Let’s work at being aware of the signals were sending those around us and, where applicable, consider signaling something more positive.

Experiences Versus Things

Last week my wife and I took our nephew to Crater Lake.  During the school year he did a report on Crater Lake (complete with a presentation in front of the class) so it was fun to be there when he first laid his eyes on the subject of his study.  We all had a great time seeing the lake, taking a tour around the rim, and visiting the lodge and visitor center.  It was a very enjoyable shared experience that we will all remember for many years to come.

I love shared experiences where good lasting memories are made.  Not only does the experience make my life more rich and interesting, sharing the memories with the people who were also there is a great way to not only relive the experience, but to build connections and deepen relationships with those involved.

Isn’t that what life is about:  sharing experiences, creating memories, and building relationships with others?

Keep your eyes open for opportunities to have positive shared experiences with those closest to you and then take advantage of those opportunities.  By doing so you’ll be building relationships as well as memories.

Said No One

“I wish I had spent more time on my smart phone.”   ~no one on their deathbed…EVER!

Every day I observe people who spend significant time on their smart phones while ignoring those around them, even when those around them are family or friends.  That always makes we  wonder, “What on your smart phone is so exciting that it causes you to willingly ignore those right in front of you?”

The thought of our last days on earth tend to bring into focus what’s really important to us.  Usually, what we say is most important are those closest to us.  It is often these people that we would like to spend our last days on Earth with.   I say, “Why wait until our last days?  Why don’t we put down our devices and start connecting with those people NOW, before it’s too late.”

This may cause you to miss a few social media posts or spend less time playing your favorite game on your smart phone, but isn’t that worth it?

Hopefully, it is.

Investing

Investingto put (money) to use, by purchase or expenditure, in something offering potential profitable returns, as interest, income, or appreciation in value.

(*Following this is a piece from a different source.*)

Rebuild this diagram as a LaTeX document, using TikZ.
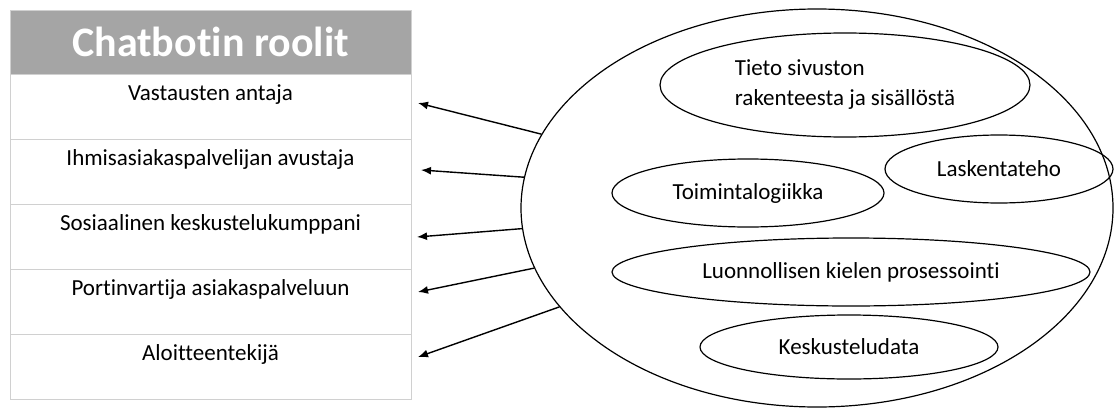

We invest money today, like in real estate, a 401k, or an IRA, to potentially have more of it in the future.  And that’s good.  Investing is one way of preparing for tomorrow, even if tomorrow is years or decades away.  But, have you ever considered investing in yourself to ensure a bright future?

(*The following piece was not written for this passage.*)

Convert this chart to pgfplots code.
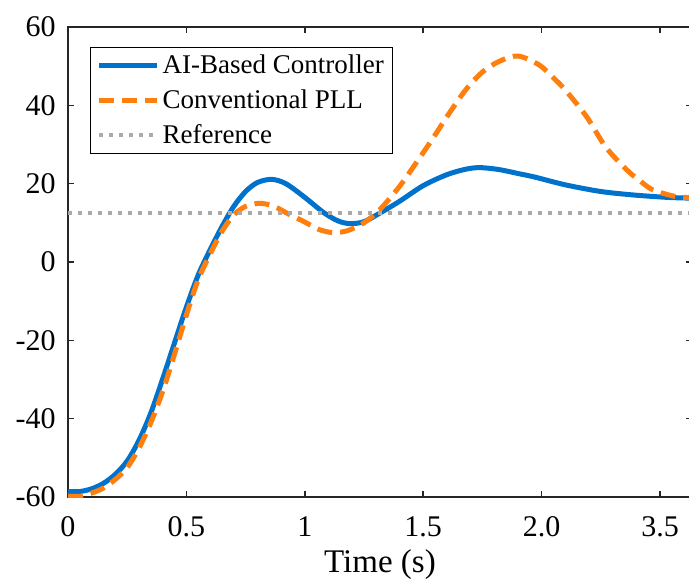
\documentclass[border=0pt]{standalone}
\usepackage{fontspec}
\setmainfont{Liberation Serif}
\usepackage{pgfplots}
\pgfplotsset{compat=1.18}
\definecolor{aiblue}{RGB}{0,114,204}
\definecolor{pllorange}{RGB}{255,127,14}
\definecolor{refgray}{RGB}{170,170,170}
\definecolor{axgray}{RGB}{38,38,38}
\begin{document}
\begin{tikzpicture}
\begin{axis}[
  name=ax,
  scale only axis,
  width=312pt, height=235pt,
  xmin=0, xmax=2.635, ymin=-60, ymax=60,
  xtick={0,0.5,1,1.5,2,2.5},
  xticklabels={0,0.5,1,1.5,2.0,3.5},
  ytick={-60,-40,-20,0,20,40,60},
  yticklabels={-60,-40,-20,0,20,40,60},
  tick align=inside,
  major tick length=3pt,
  axis line style={axgray, line width=0.75pt},
  every tick/.style={axgray, line width=0.75pt},
  tick label style={font=\fontsize{15pt}{18pt}\selectfont\rmfamily, text=black},
  xticklabel style={inner sep=0pt, anchor=north, yshift=-9.5pt},
  yticklabel style={inner sep=0pt, anchor=east, xshift=-6pt},
  xlabel={Time (s)},
  xlabel style={at={(axis description cs:0.5,0)}, anchor=north, inner sep=0pt, yshift=-26pt, font=\fontsize{16.5pt}{19pt}\selectfont},
  legend cell align=left,
  legend style={at={(0,1)}, anchor=north west, xshift=11pt, yshift=-9.8pt,
    draw=black, line width=0.6pt, inner xsep=3pt, inner ysep=2.5pt,
    font=\fontsize{13.5pt}{16pt}\selectfont, row sep=4pt,
    nodes={inner sep=1.5pt, text depth=0.2ex}},
  legend image code/.code={\draw[#1] (0pt,0pt) -- (29pt,0pt);},
]
\addplot[aiblue, line width=2.5pt, smooth] coordinates {
(0,-58.6) (0.05,-58.6) (0.1,-57.9) (0.15,-56.5) (0.2,-54.2) (0.25,-50.8)
(0.3,-45.5) (0.35,-38.5) (0.4,-29.8) (0.45,-20.6) (0.5,-11.5) (0.55,-3.3)
(0.6,3.1) (0.65,9.0) (0.7,14.2) (0.75,18.0) (0.8,20.3) (0.86,21.1) (0.92,20.0)
(1.0,16.5) (1.08,12.6) (1.14,10.5) (1.19,9.8) (1.25,10.3) (1.32,12.6) (1.4,15.5)
(1.5,19.5) (1.6,22.3) (1.68,23.7) (1.74,24.1) (1.82,23.6) (1.9,22.6) (1.97,21.7)
(2.1,19.7) (2.25,18.0) (2.39,17.1) (2.53,16.5) (2.635,16.3)
};
\addlegendentry{AI-Based Controller}
\addplot[pllorange, line width=2.5pt, smooth, dash pattern=on 7.5pt off 4pt] coordinates {
(0,-59.8) (0.05,-59.8) (0.1,-59.0) (0.15,-57.7) (0.2,-55.5) (0.25,-52.5)
(0.3,-47.5) (0.35,-41.0) (0.4,-33.0) (0.45,-23.5) (0.5,-13.5) (0.55,-4.5)
(0.6,2.0) (0.65,7.8) (0.7,12.0) (0.75,14.2) (0.81,15.0) (0.87,14.2) (0.93,12.3)
(1.0,10.2) (1.06,8.3) (1.12,7.5) (1.18,8.0) (1.25,10.0) (1.32,13.6) (1.4,19.3)
(1.47,25.3) (1.54,31.5) (1.61,38.0) (1.68,44.0) (1.75,48.5) (1.82,51.2) (1.9,52.6)
(1.99,50.3) (2.05,47.0) (2.1,43.9) (2.19,37.1) (2.27,29.4) (2.36,23.5) (2.42,20.5)
(2.47,18.4) (2.56,16.8) (2.635,16.4)
};
\addlegendentry{Conventional PLL}
\addplot[refgray, line width=2pt, dash pattern=on 2pt off 3pt] coordinates {(0,12.6) (2.635,12.6)};
\addlegendentry{Reference}
\end{axis}
\pgfresetboundingbox
\path[use as bounding box] ([shift={(-34pt,-41pt)}]ax.south west) rectangle ([shift={(310.5pt,248.5pt)}]ax.south west);
\end{tikzpicture}
\end{document}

Investing in yourself can take many forms and will vary widely from person to person, based on each individual’s idea of what a “bright future” looks like.  For example, investing in yourself may mean:

  • Buying healthy nutritious food
  • Attending classes or conferences to help you grow personally or professionally
  • Regularly buying books in areas of interest
  • Spending time to read those books
  • Regularly setting aside time to exercise and be physically active
  • Spending time with family and friends who lift you up

As this small list shows, our money is not our only resource we can invest in ourselves.  Our time is an equally valuable resource that can yield tremendous returns, if we invest it wisely.

Much like financial investing, I think investing in ourselves is best done early and consistently.  Imagine how many books you can read, and in return how much knowledge or ideas you can gain.  Investing just 15 minutes a day adds up to 91.25 hours of reading in 1 year!  Also consider what it would look like if you invested $20, $50, $100 or more a month into your personal development.  That’s a significant amount!

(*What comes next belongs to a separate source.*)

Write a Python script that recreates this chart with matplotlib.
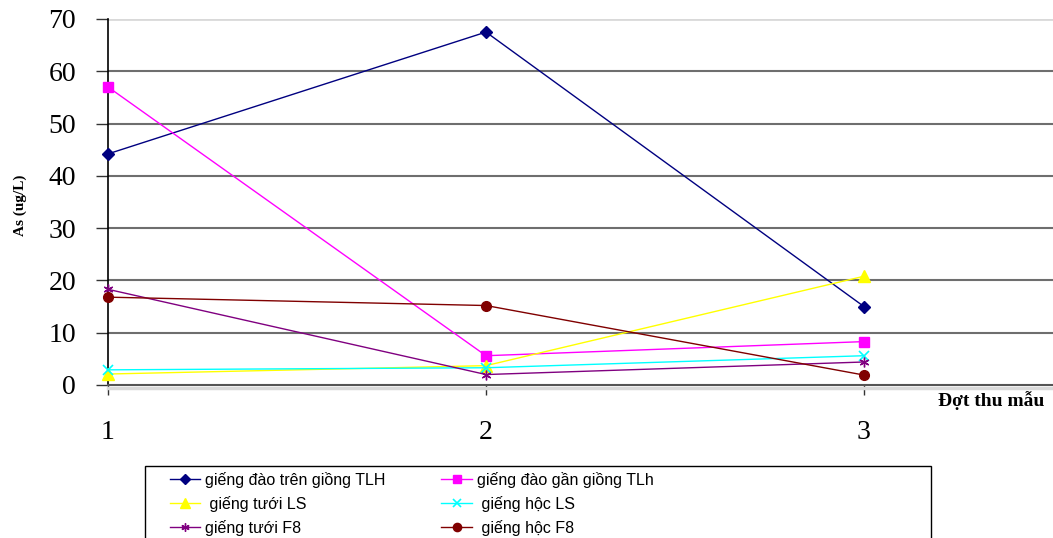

Now imagine that you’re investing your time and money in yourself like this for several years in a row.  Better yet, imagine that investing in yourself like this is a habitual part of every year of your life.  With habits like that, the thought of each year becomes more exciting and full of more promise and opportunities than the year before!

If you’re not already doing so, consider taking some of your time and money each month and intentionally investing it in yourself.  It’s a great way to ensure that we don’t just get older with each passing year, but that we become better versions of ourselves as well.